My good mood was rudely interrupted by a loud beep followed by three, rapid, beeps. At first, I thought it was the regular old “fan not spinning” error (I use several ways to limit fan speed) but on further inspection, I realised that the fan was spinning just fine. Things were about to turn bad…

The drive I had inserted was fine, the OS picked it up and it was performing well. One of the other drives had failed though… So I shut it back down, reconnected the old drive (the one I replaced) and replaced the failing drive with a brand new one. A parity sync is necessary at this point.. Sigh..

After replacing the “failed” drive and letting the machine run for a while I got an email from my server, emails from my server are usually bad, stating that a drive had failed.
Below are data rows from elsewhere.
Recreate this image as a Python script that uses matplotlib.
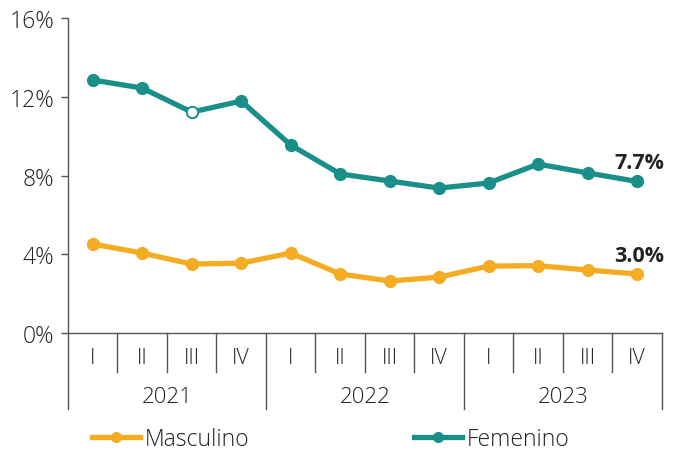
import matplotlib.pyplot as plt
from matplotlib.lines import Line2D
import numpy as np

plt.rcParams['font.family'] = ['Open Sans', 'DejaVu Sans']
plt.rcParams['font.weight'] = 'light'

quarters = ['I', 'II', 'III', 'IV'] * 3
years = ['2021', '2022', '2023']
masculino = [4.52, 4.06, 3.50, 3.55, 4.06, 3.00, 2.64, 2.84, 3.40, 3.42, 3.20, 3.00]
femenino = [12.85, 12.44, 11.22, 11.78, 9.55, 8.08, 7.72, 7.36, 7.62, 8.58, 8.13, 7.70]

orange = '#F4AC22'
teal = '#1A8F8A'
dark = '#222222'

fig = plt.figure(figsize=(6.78, 4.52), dpi=100)
ax = fig.add_axes([0.1003, 0.261, 0.8757, 0.697])

x = np.arange(len(quarters))
ax.plot(x, masculino, color=orange, lw=3.8, marker='o', ms=8.5, zorder=3)
ax.plot(x, femenino, color=teal, lw=3.8, marker='o', ms=8.5, zorder=3)
# hollow marker seen on III 2021
ax.plot(x[2], femenino[2], marker='o', ms=8, mfc='white', mec=teal, mew=1.2, zorder=4)

ax.text(x[-1] + 0.55, femenino[-1] + 0.42, '7.7%', ha='right', va='bottom',
        fontsize=15.5, fontweight='bold', color=dark)
ax.text(x[-1] + 0.55, masculino[-1] + 0.42, '3.0%', ha='right', va='bottom',
        fontsize=15.5, fontweight='bold', color=dark)

ax.set_xlim(-0.5, 11.5)
ax.set_ylim(0, 16)
ax.set_yticks([0, 4, 8, 12, 16])
ax.set_yticklabels(['0%', '4%', '8%', '12%', '16%'])
ax.tick_params(axis='y', length=5, width=1, color='#555555', labelsize=16.5,
               labelcolor=dark, pad=5)
ax.set_xticks([])

for s in ['top', 'right']:
    ax.spines[s].set_visible(False)
for s in ['left', 'bottom']:
    ax.spines[s].set_color('#555555')
    ax.spines[s].set_linewidth(1)

tr = ax.get_xaxis_transform()
for i in range(len(quarters) + 1):
    bottom = -0.241 if i % 4 == 0 else -0.124
    ax.plot([i - 0.5, i - 0.5], [0, bottom], color='#555555', lw=1,
            transform=tr, clip_on=False)
for i, q in enumerate(quarters):
    ax.text(i, -0.078, q, transform=tr, ha='center', va='center',
            fontsize=15.5, color=dark)
for j, yr in enumerate(years):
    ax.text(j * 4 + 1.5, -0.2, yr, transform=tr, ha='center', va='center',
            fontsize=16, color=dark)

handles = [Line2D([], [], color=orange, lw=3.8, marker='o', ms=7),
           Line2D([], [], color=teal, lw=3.8, marker='o', ms=7)]
fig.legend(handles, ['Masculino', 'Femenino'], loc='center left',
           bbox_to_anchor=(0.105, 0.026), ncol=2, frameon=False,
           fontsize=16.5, handlelength=2.1, handletextpad=0.2,
           columnspacing=7.2, labelcolor=dark)

fig.savefig('out.png', dpi=100)
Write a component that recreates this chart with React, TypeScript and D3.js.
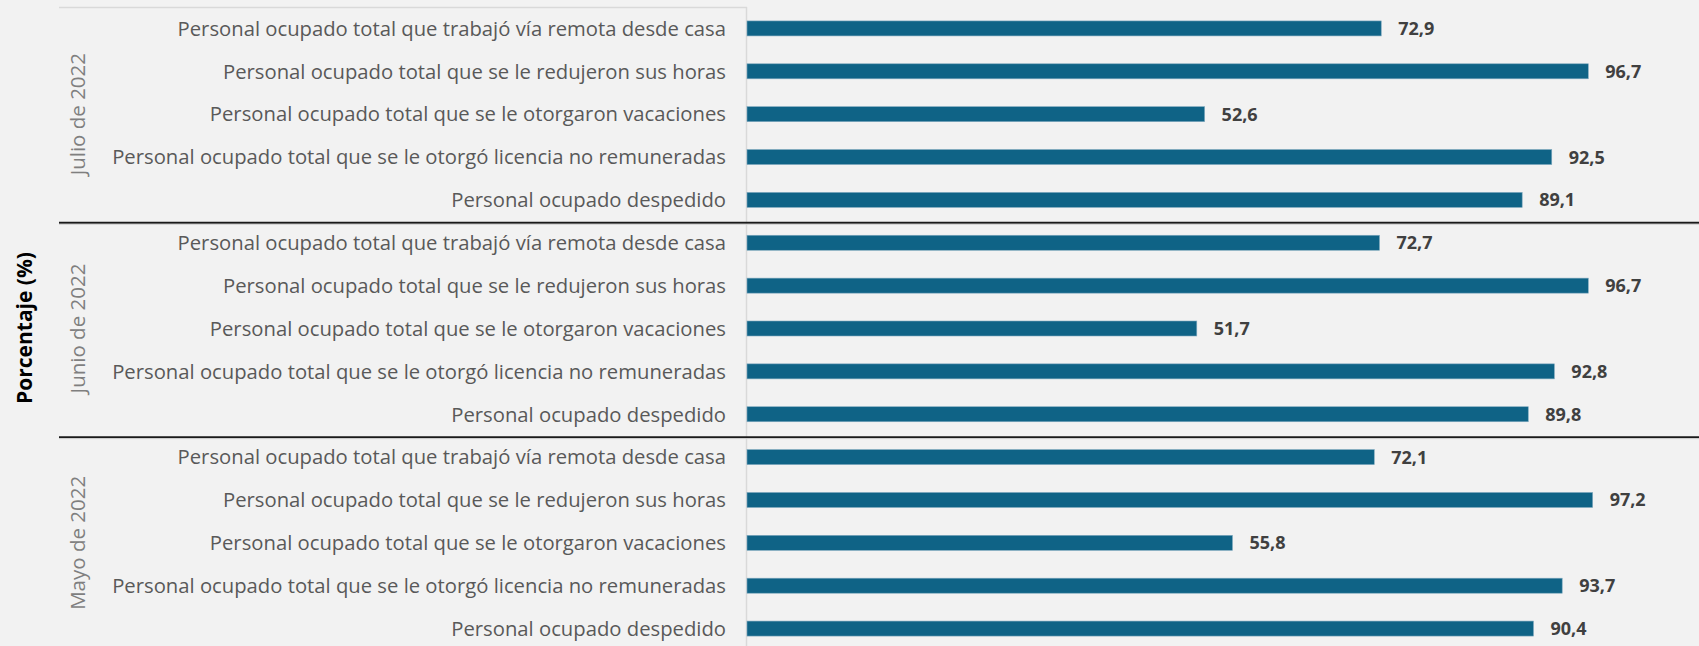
import React, { useEffect } from "react";
import * as d3 from "d3";

const groups = ["Julio de 2022", "Junio de 2022", "Mayo de 2022"];
const categories = [
  "Personal ocupado total que trabajó vía remota desde casa",
  "Personal ocupado total que se le redujeron sus horas",
  "Personal ocupado total que se le otorgaron vacaciones",
  "Personal ocupado total que se le otorgó licencia no remuneradas",
  "Personal ocupado despedido",
];
const julio = [72.9, 96.7, 52.6, 92.5, 89.1];
const junio = [72.7, 96.7, 51.7, 92.8, 89.8];
const mayo = [72.1, 97.2, 55.8, 93.7, 90.4];
const seriesByGroup = [julio, junio, mayo];
const yTitle = "Porcentaje (%)";

const W = 1699;
const H = 646;
const FONT = "'Open Sans', 'Noto Sans', sans-serif";

export default function App() {
  useEffect(() => {
    document.body.style.margin = "0";
    document.body.style.background = "#f2f2f2";
  }, []);

  const rows = groups.flatMap((g, gi) =>
    categories.map((c, ci) => ({ key: `${gi}-${ci}`, group: g, gi, cat: c, value: seriesByGroup[gi][ci] }))
  );

  const x = d3.scaleLinear().domain([0, 100]).range([747, 1617]);
  const y = d3
    .scaleBand<string>()
    .domain(rows.map((r) => r.key))
    .range([7, 650])
    .paddingInner(0.65)
    .paddingOuter(0.325);
  const step = y.step();
  const groupTop = (gi: number) => (y(`${gi}-0`) as number) - step * y.paddingInner() / 2;
  const groupBottom = (gi: number) => groupTop(gi) + step * categories.length;

  const axisX = x(0);
  const fmt = (v: number) => d3.format(".1f")(v).replace(".", ",");

  return (
    <svg width={W} height={H} style={{ display: "block", background: "#f2f2f2" }} fontFamily={FONT}>
      <rect x={0} y={0} width={W} height={H} fill="#f2f2f2" />
      {/* top border of label area */}
      <line x1={59} x2={axisX} y1={7.5} y2={7.5} stroke="#d9d9d9" strokeWidth={1.5} />
      {/* category axis line */}
      <line x1={axisX - 0.5} x2={axisX - 0.5} y1={7} y2={H} stroke="#d9d9d9" strokeWidth={1.5} />
      {/* group separators */}
      {groups.slice(0, -1).map((g, gi) => (
        <g key={g}>
          <line x1={59} x2={W} y1={groupBottom(gi) + 1.5} y2={groupBottom(gi) + 1.5} stroke="#1a1a1a" strokeWidth={2} />
          <line x1={59} x2={W} y1={groupBottom(gi) + 3} y2={groupBottom(gi) + 3} stroke="#d0d0d0" strokeWidth={1} />
        </g>
      ))}
      {/* bars */}
      {rows.map((r) => (
        <rect
          key={r.key}
          x={axisX}
          y={y(r.key)}
          width={x(r.value) - axisX}
          height={y.bandwidth()}
          fill="#0f6386"
          stroke="#7fa9bf"
          strokeWidth={0.6}
        />
      ))}
      {/* value labels */}
      {rows.map((r) => (
        <text
          key={"v" + r.key}
          x={x(r.value) + 17}
          y={(y(r.key) as number) + y.bandwidth() / 2}
          dy="0.36em"
          fontSize={18}
          fontWeight={700}
          fill="#404040"
        >
          {fmt(r.value)}
        </text>
      ))}
      {/* category labels */}
      {rows.map((r) => (
        <text
          key={"c" + r.key}
          x={axisX - 21}
          y={(y(r.key) as number) + y.bandwidth() / 2}
          dy="0.36em"
          textAnchor="end"
          fontSize={20.25}
          fill="#595959"
        >
          {r.cat}
        </text>
      ))}
      {/* group labels */}
      {groups.map((g, gi) => {
        const cy = (groupTop(gi) + groupBottom(gi)) / 2;
        return (
          <text
            key={"g" + g}
            transform={`translate(78,${cy}) rotate(-90)`}
            textAnchor="middle"
            dy="0.36em"
            fontSize={20.5}
            fill="#7f7f7f"
          >
            {g}
          </text>
        );
      })}
      <text
        transform={`translate(24,${328}) rotate(-90)`}
        textAnchor="middle"
        dy="0.36em"
        fontSize={21}
        fontWeight={700}
        fill="#000"
      >
        {yTitle}
      </text>
    </svg>
  );
}
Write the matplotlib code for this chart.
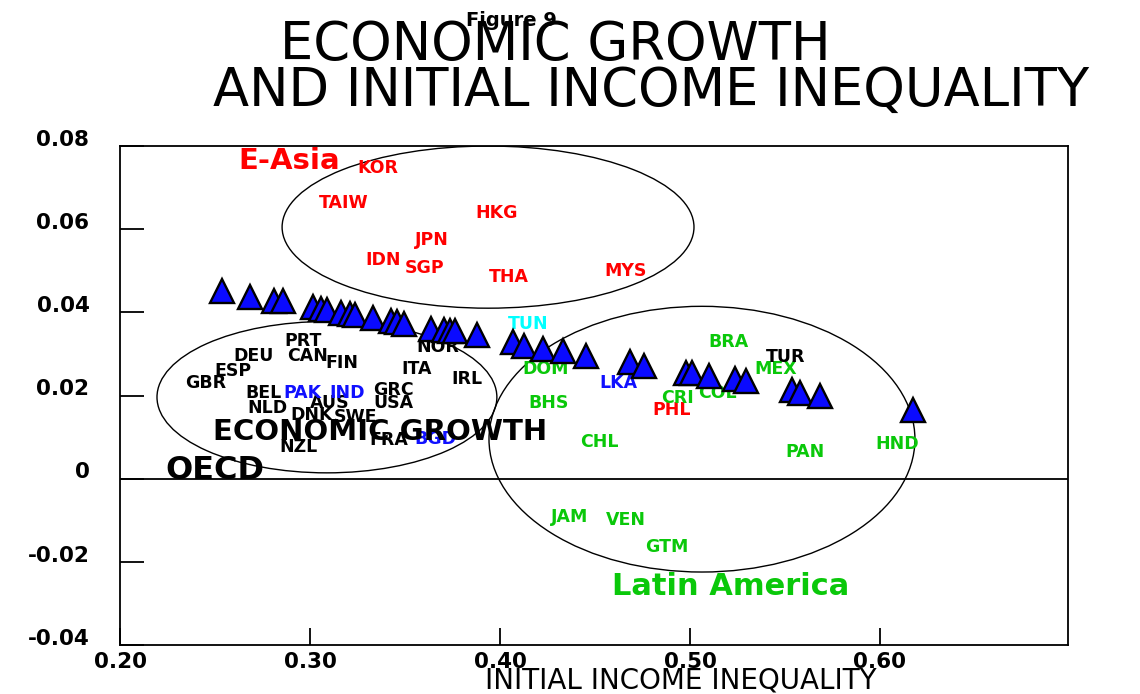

At first, I was going to dismiss it as I had just replaced one and figured the email was simply delayed. Upon closer inspection, I found out that another hard drive had failed! So I logged back into the server and inspected the problem. The new drive had failed… even though it previously passed my tests with flying colours!

Something was up… and after countless hours of fighting with my server I finally figured it out. The SATA port on the controller was faulty. It didn’t error, it didn’t smoke, it looked fine. It even held on to the cable just fine (cause of those tiny little lips on SATA cables) so it was kinda hard to find out that the SATA port was faulty.

picture of a random yellow sata cable
a random yellow SATA cable

So, with a way to reproducibly “fail” known good drives it was just a matter of plugging the SATA cable into another port and go on with my day… or so I thought…

Little did I know that my server had used up all its SATA ports! I didn’t have a single one left! In the end, I had to go out, pay way too much for a raid card that I didn’t need and work on the server till dawn in order to fix my mistakes.

Please don’t make the same mistake… make sure you have a replacement SATA port (or raid card for that matter).

Live and Learn I guess, Live. And. Learn.